The day after my circumnavigation of Union, I paddle to Mayreau, a privately owned islet of just one and a half square miles. I come ashore on a long beach called Saline and walk up the steep hill to the island's no-name village. Except for the reggae booming from one house and entertaining the whole valley, the hillside town is quiet. Modernity is a relative newcomer here. Until a few years ago, donkeys were used to carry supplies up from the bay, and a small power station brought round-the-clock electricity only in 2002. Tourists outnumber locals on most days; catamarans arrive daily from Bequia, water taxis run continuously from Union, and a Spanish cruise ship visits weekly—in anticipation of which the poisonous manchineel trees are marked with red flags, and Mayreau women sweep the beach.

From the village, a steep asphalt road wends past a handful of bars and a coral-and-stone Catholic church, to the far side of Mayreau and the sublime Saltwhistle Bay. Families pepper the beach of the protected cove, and a pair of souvenir hawkers have set up shop, offering shell necklaces and tie-dyed T-shirts. The only other presence is the elegant eight-room Saltwhistle Bay Resort, which, with its stone-and-wood bungalows scattered among neatly manicured palms, feels more like a residential enclave than a resort.

The bar at Saltwhistle Bay is open-air, with views of the Tobago Cays, where I'm headed next. The bartender whistles when I tell him of my plans. "Maybe I come with you. But…why you don't have a motor on that thing?"

Just a mile off Union Island's port town of Clifton is 135-acre Palm Island. Not so long ago, Palm was a swampy, mosquito-infested spit named Prune Island—until veteran sailors John and Mary Caldwell happened by and in 1966 arranged to lease it from the government. (Similar arrangements have seen other Grenadine islands—including Mustique, Young Island, and Petit St. Vincent—refashioned into private playgrounds.) The Caldwells irrigated the swamp with salt water (to rid it of mosquitoes) and built bungalows; John Caldwell became known as "Johnny Coconut" because of his affection for planting palms.

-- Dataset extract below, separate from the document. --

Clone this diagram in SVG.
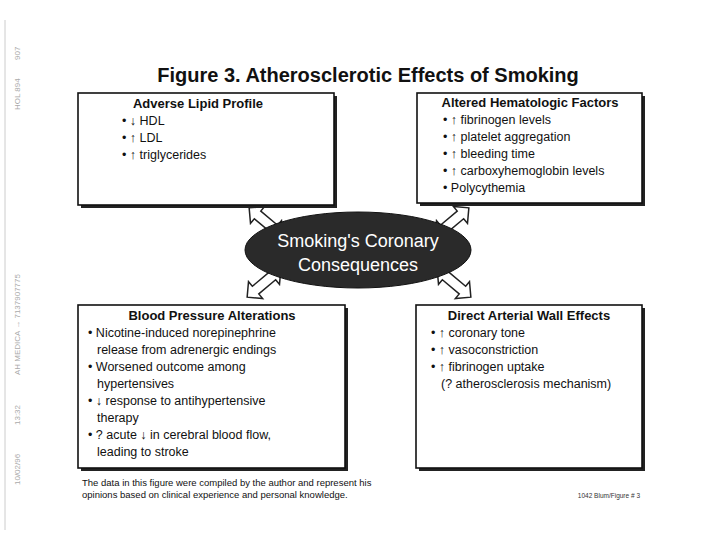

Elite Island Resorts bought out the Caldwells in 1999 and turned Palm Island into the all-inclusive property it is today. When I kayak up to the beach, its phalanx of chaise longues are filled with hard bodies in skimpy bikinis and Speedos. I nurse an expensive ($12.50) rum punch at its Sunset Grill while examining a stunning turquoise conch shell I picked up on the beach. I ask for help identifying it, but even the locals are stumped as to the exact species.